Archer and the Muse is a folk rock collection I wrote in 1991 that was self released and my first and only vocal release to date. Funny, since voice is my first instrument.
All the songs were written in a three month period and have themes of love and social comment. I recorded them all in my bedroom on a Fostex 8-track and minimal gear.
The songs are fairly timeless and I would love to re-record the tracks at some point using live musicians. All but the vocals were sequenced, however the arrangements are some of my best ever.
This came out at the beginning of the LA coffee house scene and I regularly played many of these venues to great response.
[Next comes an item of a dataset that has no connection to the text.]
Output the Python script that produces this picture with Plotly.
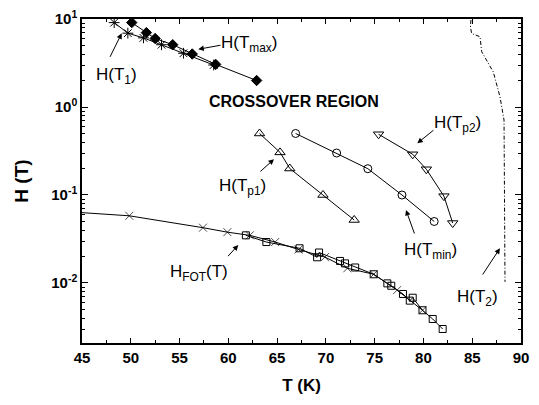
import plotly.graph_objects as go
import math

# ---- data ----
T_max = [50.1, 51.6, 52.5, 54.3, 56.3, 58.7, 62.9]
H_max = [9.1, 7.0, 6.0, 5.1, 4.0, 3.05, 2.0]

T_1 = [48.3, 49.7, 51.3, 53.15, 55.4, 58.5]
H_1 = [9.1, 6.9, 6.1, 5.1, 4.08, 3.0]

T_p1 = [63.2, 65.3, 66.3, 69.7, 72.9]
H_p1 = [0.50, 0.305, 0.20, 0.100, 0.052]

T_min = [66.9, 71.1, 74.3, 77.8, 81.1]
H_min = [0.50, 0.30, 0.199, 0.100, 0.050]

T_p2 = [75.4, 78.9, 80.3, 82.1, 83.0]
H_p2 = [0.49, 0.29, 0.196, 0.097, 0.048]

T_fot_x = [45.0, 49.85, 57.4, 59.9, 62.2, 64.8, 67.2, 69.9, 72.2, 74.9, 77.3, 79.9]
H_fot_x = [0.063, 0.058, 0.0425, 0.0378, 0.0348, 0.0292, 0.0240, 0.0197, 0.0147, 0.01256, 0.0083, 0.0049]

T_fot_sq = [61.8, 63.9, 67.3, 69.1, 69.3, 71.45, 71.96, 73.0, 74.9, 76.3, 76.7, 77.9, 78.6, 78.9, 79.9, 80.95, 81.97]
H_fot_sq = [0.0348, 0.0292, 0.0248, 0.0196, 0.0222, 0.0178, 0.0167, 0.0150, 0.01256, 0.0099, 0.0093, 0.0075, 0.0063, 0.0068, 0.0049, 0.0039, 0.0030]

T_2 = [84.87, 84.82, 84.94, 85.8, 85.97, 87.16, 87.85, 88.26, 88.31, 88.36]
H_2 = [9.75, 8.1, 6.84, 6.29, 4.25, 2.5, 1.3, 0.71, 0.088, 0.0103]

x_ticks = [45, 50, 55, 60, 65, 70, 75, 80, 85, 90]
y_tickvals = [0.01, 0.1, 1, 10]
y_ticktext = ["10<sup>-2</sup>", "10<sup>-1</sup>", "10<sup>0</sup>", "10<sup>1</sup>"]

FONT = "Liberation Sans, Arial, sans-serif"
LW = 1

fig = go.Figure()

def add(T, H, symbol, mode="lines+markers", size=7, dash=None, msizes=None):
    fig.add_trace(go.Scatter(
        x=T, y=H, mode=mode,
        line=dict(color="black", width=LW, dash=dash),
        marker=dict(symbol=symbol, size=msizes if msizes else size, color="black",
                    line=dict(color="black", width=1)),
        showlegend=False, hoverinfo="skip", cliponaxis=False))

add(T_2, H_2, None, mode="lines", dash="4px,2px,1px,2px")
add(T_fot_x, H_fot_x, "x-thin-open", msizes=[0] + [8] * (len(T_fot_x) - 1))
add(T_fot_sq, H_fot_sq, "square-open", size=7)
add(T_1, H_1, "asterisk-open", size=9)
add(T_max, H_max, "diamond", size=8)
add(T_p1, H_p1, "triangle-up-open", size=9)
add(T_min, H_min, "circle-open", size=8)
add(T_p2, H_p2, "triangle-down-open", size=9)

ann_font = dict(family=FONT, size=17, color="black")

def L(v):
    return math.log10(v)

def label(x, y, text, font=ann_font):
    fig.add_annotation(x=x, y=L(y), xref="x", yref="y", text=text, showarrow=False,
                       font=font, xanchor="center", yanchor="middle")

def arrow(x0, y0, x1, y1):
    fig.add_annotation(x=x1, y=L(y1), ax=x0, ay=L(y0),
                       xref="x", yref="y", axref="x", ayref="y", text="",
                       showarrow=True, arrowhead=2, arrowsize=1.1, arrowwidth=1,
                       arrowcolor="black", standoff=0, startstandoff=0)

label(62.12, 5.2, "H(T<sub>max</sub>)")
arrow(59.35, 5.07, 56.92, 4.53)
label(48.49, 2.25, "H(T<sub>1</sub>)")
arrow(47.8, 3.57, 49.07, 6.88)
label(66.73, 1.17, "<b>CROSSOVER REGION</b>", font=dict(family=FONT, size=16, color="black"))
label(61.5, 0.123, "H(T<sub>p1</sub>)")
arrow(63.14, 0.179, 64.68, 0.255)
label(83.44, 0.641, "H(T<sub>p2</sub>)")
arrow(81.18, 0.562, 79.37, 0.387)
label(80.77, 0.0231, "H(T<sub>min</sub>)")
arrow(79.13, 0.0351, 78.21, 0.0676)
label(56.99, 0.0130, "H<sub>FOT</sub>(T)")
arrow(59.83, 0.0194, 61.02, 0.0270)
label(85.59, 0.00676, "H(T<sub>2</sub>)")
arrow(85.97, 0.0120, 87.84, 0.0248)

fig.update_layout(
    width=539, height=405,
    margin=dict(l=82, r=18, t=19, b=62),
    paper_bgcolor="white", plot_bgcolor="white",
    font=dict(family=FONT, color="black"),
    xaxis=dict(range=[45, 90], tickvals=x_ticks, ticks="inside", ticklen=5,
               tickwidth=1, tickcolor="black", showline=True, linecolor="black",
               linewidth=1.5, mirror="ticks", showgrid=False, zeroline=False,
               automargin=False,
               minor=dict(tickvals=[47.5, 52.5, 57.5, 62.5, 67.5, 72.5, 77.5, 82.5, 87.5],
                          ticks="inside", ticklen=3, tickcolor="black"),
               tickfont=dict(family=FONT, size=15, weight="bold"),
               title=dict(text="T (K)", font=dict(family=FONT, size=17, weight="bold"), standoff=14)),
    yaxis=dict(type="log", range=[-2.682, 1.0], tickvals=y_tickvals, ticktext=y_ticktext,
               ticks="inside", ticklen=6, tickwidth=1, tickcolor="black",
               showline=True, linecolor="black", linewidth=1.5, mirror="ticks",
               showgrid=False, zeroline=False, automargin=False,
               minor=dict(tickvals=[0.003, 0.004, 0.005, 0.006, 0.007, 0.008, 0.009,
                                    0.02, 0.03, 0.04, 0.05, 0.06, 0.07, 0.08, 0.09,
                                    0.2, 0.3, 0.4, 0.5, 0.6, 0.7, 0.8, 0.9,
                                    2, 3, 4, 5, 6, 7, 8, 9],
                          ticks="inside", ticklen=3, tickcolor="black"),
               tickfont=dict(family=FONT, size=15, weight="bold"),
               title=dict(text="H (T)", font=dict(family=FONT, size=19, weight="bold"), standoff=18)),
)

fig.write_html("out.html", config={"displayModeBar": False},
               post_script="document.body.style.margin='0px';document.body.style.padding='0px';")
Along The Watchtower (2002)
For fans of Eno, Mark Isham etc. this piece will surely take you into another dimension.
Cool Calcutta (2002)
Sexy grooves and muted horns permeate this, what friends have dubbed, Shiva Jazz.
Bali Dance The Navel (2002)
Minimalism has been a constant inspiration for me over the years. Not only Westerners like Steve Reich, Terri Riley, and Brian Eno, but indigenous tribal music for ritual and celebration; Balinese, Moroccan, Quwali, Tibetan, Native American etc.
This piece reflects the respect and gratitude I have for these influences.Well, I have discovered Sonic Foundry's Acid Pro and I am thrilled. The ergonomic way in which I can compose now is so transparent and the beautiful thing is it's very similar to the way I have always constructed my compositions, even in my analog days.
I used to record palletes of sound on the analog tracks and mix them in as needed. So rather than parts, per se, each track ran the full length of the song and was simply a color to add and subtract.
The loops available, especially the world music instrumentation, are performed with the same aesthetic I would play them and often performed by the very same musicians I would have hired for the part.